I apologize for speaking in such esoteric terms but as the layman says, the dems are full of hot air. Countless leftie celebrities from Babs Streisand to Martin Sheen have stepped up to criticize the current administration, yet no one has put their money where their mouth is. It's in this spirit that I recently nominated real estate heiress and movie star Paris Hilton to the United States Senate, a star who is not afraid to put her mouth anywhere.

As I anticipated, the nomination sent shockwaves through Capitol Hill and the tension has been building ever since. Dianne Feinstein, seventy-six years old in 2006, has said she will run again, but insiders have privately expressed a need to proactively head off an attempt by Republicans to run a nominee from the GOP House delegation. Democrats I have spoken to believe a race led by Ms. Hilton is a can't-lose proposition. Party leaders point to her use of the catch-phrase, "that's hot," as a powerful meme that the party can latch onto and make its own. One high-ranking Democrat told me, "This party sees things how they are. We call a spade a spade, and so does Paris Hilton. When she says, 'that's hot,' you better believe it's on fire. You can take that to the bank. She's refreshingly candid and politics needs that right now."
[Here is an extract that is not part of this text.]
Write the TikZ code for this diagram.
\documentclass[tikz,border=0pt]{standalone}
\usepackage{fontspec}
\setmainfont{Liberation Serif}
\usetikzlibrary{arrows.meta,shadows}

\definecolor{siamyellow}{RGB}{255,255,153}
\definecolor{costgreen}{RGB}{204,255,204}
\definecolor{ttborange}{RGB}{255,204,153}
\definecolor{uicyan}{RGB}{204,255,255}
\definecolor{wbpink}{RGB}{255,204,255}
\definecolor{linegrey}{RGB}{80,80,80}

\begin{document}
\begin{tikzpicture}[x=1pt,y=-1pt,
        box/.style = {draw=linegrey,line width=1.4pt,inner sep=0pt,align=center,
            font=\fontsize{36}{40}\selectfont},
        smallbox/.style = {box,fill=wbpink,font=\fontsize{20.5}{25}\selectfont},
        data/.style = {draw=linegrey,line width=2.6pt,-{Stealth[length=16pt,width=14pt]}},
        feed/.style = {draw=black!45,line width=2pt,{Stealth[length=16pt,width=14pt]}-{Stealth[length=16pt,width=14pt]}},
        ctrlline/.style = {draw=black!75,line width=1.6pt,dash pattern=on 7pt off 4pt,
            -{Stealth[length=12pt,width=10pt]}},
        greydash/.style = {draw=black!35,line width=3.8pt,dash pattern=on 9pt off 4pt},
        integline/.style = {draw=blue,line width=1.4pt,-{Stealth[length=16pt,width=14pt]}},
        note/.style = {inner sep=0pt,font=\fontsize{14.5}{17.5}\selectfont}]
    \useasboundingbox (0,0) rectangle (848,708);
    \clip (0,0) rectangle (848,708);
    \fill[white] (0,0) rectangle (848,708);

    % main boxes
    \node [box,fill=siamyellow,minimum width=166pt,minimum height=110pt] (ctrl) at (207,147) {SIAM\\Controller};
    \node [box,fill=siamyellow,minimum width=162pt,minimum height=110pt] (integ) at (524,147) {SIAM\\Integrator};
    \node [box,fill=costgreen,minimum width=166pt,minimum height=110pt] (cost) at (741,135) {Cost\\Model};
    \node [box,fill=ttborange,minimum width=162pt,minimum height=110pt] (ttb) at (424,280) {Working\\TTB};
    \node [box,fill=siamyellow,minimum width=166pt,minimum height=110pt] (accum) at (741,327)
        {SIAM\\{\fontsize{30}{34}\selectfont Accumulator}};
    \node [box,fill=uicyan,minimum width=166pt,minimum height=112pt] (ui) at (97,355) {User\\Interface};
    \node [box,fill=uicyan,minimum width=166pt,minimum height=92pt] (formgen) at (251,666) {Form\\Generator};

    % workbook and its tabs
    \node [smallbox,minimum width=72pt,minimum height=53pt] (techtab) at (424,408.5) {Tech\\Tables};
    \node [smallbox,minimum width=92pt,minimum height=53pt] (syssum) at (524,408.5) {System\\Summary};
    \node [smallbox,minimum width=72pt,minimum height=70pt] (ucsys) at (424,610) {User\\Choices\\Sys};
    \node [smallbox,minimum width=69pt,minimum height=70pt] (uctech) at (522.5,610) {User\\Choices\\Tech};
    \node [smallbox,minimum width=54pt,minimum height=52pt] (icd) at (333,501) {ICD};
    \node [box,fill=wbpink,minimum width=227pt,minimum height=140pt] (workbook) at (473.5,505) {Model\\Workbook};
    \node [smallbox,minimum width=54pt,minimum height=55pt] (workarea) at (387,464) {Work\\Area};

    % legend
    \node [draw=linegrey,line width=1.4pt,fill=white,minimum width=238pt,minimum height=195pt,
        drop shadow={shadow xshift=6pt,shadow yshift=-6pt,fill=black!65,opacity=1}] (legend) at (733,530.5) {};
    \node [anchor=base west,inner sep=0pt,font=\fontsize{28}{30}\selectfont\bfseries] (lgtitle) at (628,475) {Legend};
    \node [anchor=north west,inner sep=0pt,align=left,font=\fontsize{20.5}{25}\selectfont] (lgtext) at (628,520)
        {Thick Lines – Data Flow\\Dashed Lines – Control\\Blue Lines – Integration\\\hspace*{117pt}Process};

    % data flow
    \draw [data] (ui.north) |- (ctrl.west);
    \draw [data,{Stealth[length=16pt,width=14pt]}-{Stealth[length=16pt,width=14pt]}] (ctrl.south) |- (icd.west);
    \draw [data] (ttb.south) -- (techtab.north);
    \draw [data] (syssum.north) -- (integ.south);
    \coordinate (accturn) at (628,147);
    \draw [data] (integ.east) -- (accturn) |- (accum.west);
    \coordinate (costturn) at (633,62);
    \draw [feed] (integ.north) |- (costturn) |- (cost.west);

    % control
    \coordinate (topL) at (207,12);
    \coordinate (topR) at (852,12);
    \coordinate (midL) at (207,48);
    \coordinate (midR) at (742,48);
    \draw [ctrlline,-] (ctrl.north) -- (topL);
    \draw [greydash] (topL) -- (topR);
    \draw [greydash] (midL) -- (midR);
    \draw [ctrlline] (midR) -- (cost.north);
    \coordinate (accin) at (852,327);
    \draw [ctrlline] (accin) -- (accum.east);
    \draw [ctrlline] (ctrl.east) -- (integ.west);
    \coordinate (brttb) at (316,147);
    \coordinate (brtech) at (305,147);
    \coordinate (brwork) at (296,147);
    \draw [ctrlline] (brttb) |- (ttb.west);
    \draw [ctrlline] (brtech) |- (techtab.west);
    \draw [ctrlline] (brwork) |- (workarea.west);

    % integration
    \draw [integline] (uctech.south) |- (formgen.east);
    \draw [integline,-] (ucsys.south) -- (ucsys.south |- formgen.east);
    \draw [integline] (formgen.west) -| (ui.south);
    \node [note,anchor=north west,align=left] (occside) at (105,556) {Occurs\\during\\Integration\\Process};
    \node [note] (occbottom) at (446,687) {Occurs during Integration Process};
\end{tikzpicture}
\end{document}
I expect that Paris's nomination will bring young voters out in droves. In order to capitalize on the fervor, democrats ought to consider passing legislation intended to allow citizens under the age of eighteen to pre-register for voting rights. This will require volunteers to canvas shopping malls, cell phone retail outlets, movie theaters and the condom aisles at national drugstore chains. Tweens are taste-makers and their involvement at an earlier age will not only influence the opinions of their parents, but big business as well. Corporations that market to tweens (and I challenge you to name one that doesn't) will be forced to back the candidate if they expect the continued devotion of the multi-billion dollar tween spending power.
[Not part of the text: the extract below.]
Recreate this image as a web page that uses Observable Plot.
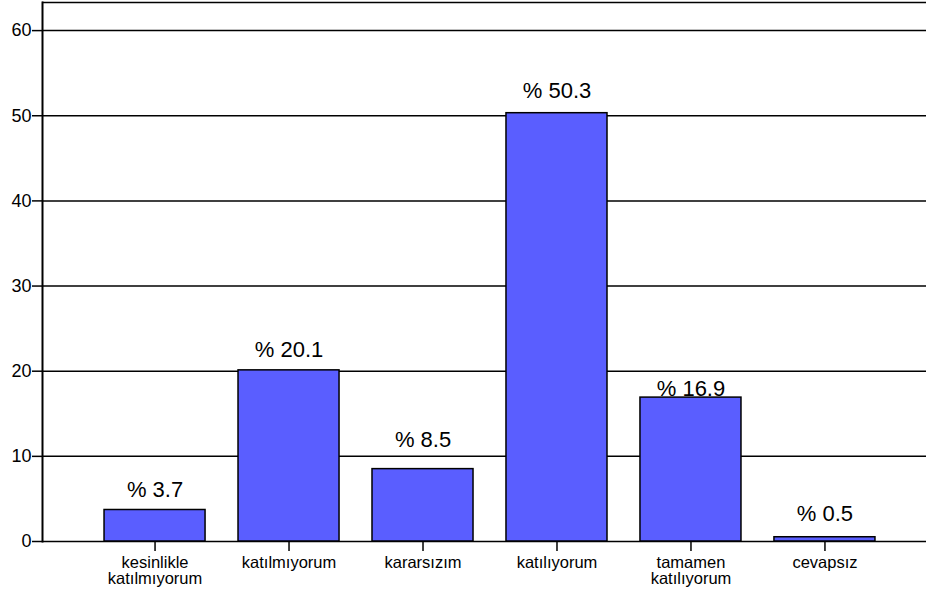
<!DOCTYPE html>
<html>
<head>
<meta charset="utf-8">
<script src="https://cdn.jsdelivr.net/npm/d3@7"></script>
<script src="https://cdn.jsdelivr.net/npm/@observablehq/plot@0.6"></script>
<style>
  html, body { margin: 0; padding: 0; background: #fff; }
  #chart svg { display: block; }
</style>
</head>
<body>
<div id="chart"></div>
<script>
const categories = ["kesinlikle katılmıyorum", "katılmıyorum", "kararsızım", "katılıyorum", "tamamen katılıyorum", "cevapsız"];
const tickLabels = ["kesinlikle\nkatılmıyorum", "katılmıyorum", "kararsızım", "katılıyorum", "tamamen\nkatılıyorum", "cevapsız"];
const percents = [3.7, 20.1, 8.5, 50.3, 16.9, 0.5];
const yTicks = [0, 10, 20, 30, 40, 50, 60];
const yTop = [63.3];

const data = categories.map((c, i) => ({category: c, value: percents[i]}));
const font = "'Liberation Sans', Arial, sans-serif";

// label placement (pixel offsets above bar tops, as in the original)
const labelDy = {"kesinlikle katılmıyorum": -13, "katılmıyorum": -13, "kararsızım": -22, "katılıyorum": -15, "tamamen katılıyorum": -2, "cevapsız": -16};
const labelMarks = data.map(d => Plot.text([d], {
  x: "category", y: "value", text: v => "% " + v.value, dy: labelDy[d.category],
  lineAnchor: "bottom", fontSize: 22, fill: "#000"
}));

const chart = Plot.plot({
  width: 926,
  height: 596,
  marginLeft: 42,
  marginRight: 0,
  marginTop: 2,
  marginBottom: 55,
  style: {fontFamily: font, background: "#fff", color: "#000", overflow: "visible"},
  x: {domain: categories, range: [42, 937], paddingInner: 0.246, paddingOuter: 0.463, round: false, axis: null},
  y: {domain: [0, yTop[0]], axis: null},
  marks: [
    Plot.ruleY(yTicks.concat(yTop), {stroke: "#000", strokeWidth: 1.5}),
    Plot.barY(data, {x: "category", y: "value", fill: "#5a5eff", stroke: "#000", strokeWidth: 1.5}),
    ...labelMarks,
    Plot.axisY({ticks: yTicks, tickSize: 10, tickPadding: 1, fontSize: 18, stroke: "#000", strokeWidth: 1.5, fill: "#000", label: null}),
    Plot.frame({anchor: "left", stroke: "#000", strokeWidth: 2}),
    Plot.axisX({
      tickSize: 10, tickPadding: 5, fontSize: 16.5, lineHeight: 0.98, stroke: "#000", strokeWidth: 1.5, fill: "#000",
      tickFormat: d => tickLabels[categories.indexOf(d)], label: null
    })
  ]
});
document.getElementById("chart").appendChild(chart);
</script>
</body>
</html>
The Olsen twins have given their stamp of approval and more Hollywood power-brokers are expect to follow suit even as Republicans challenge Paris's ability to lead and have begun calling for her to take a position on the serious issues facing the country. When recently asked about the country's growing budget deficit, Hilton responded by reminding pundits that her pet Chihuahua, Tinkerbell, has been litter box trained. After further questioning, it was revealed she was speaking to the injustice of taxpayer money being spent to clean up Millie's messes on the White House lawn. "That's so not hot," she said.

When pressed on more specific issues such as the government's handling of the destruction wreaked by Hurricane Katrina, Paris reminded reporters of her family's stature in the luxury lodging industry. "Love shack, baby. I would've put 'em all up for free." On the topic of Iraq, Paris stated, "They're real. I swear." It was later confirmed Hilton thought reporters were referring to her rack and she promptly retracted the statement. At press time, she had not made any further comments on the war.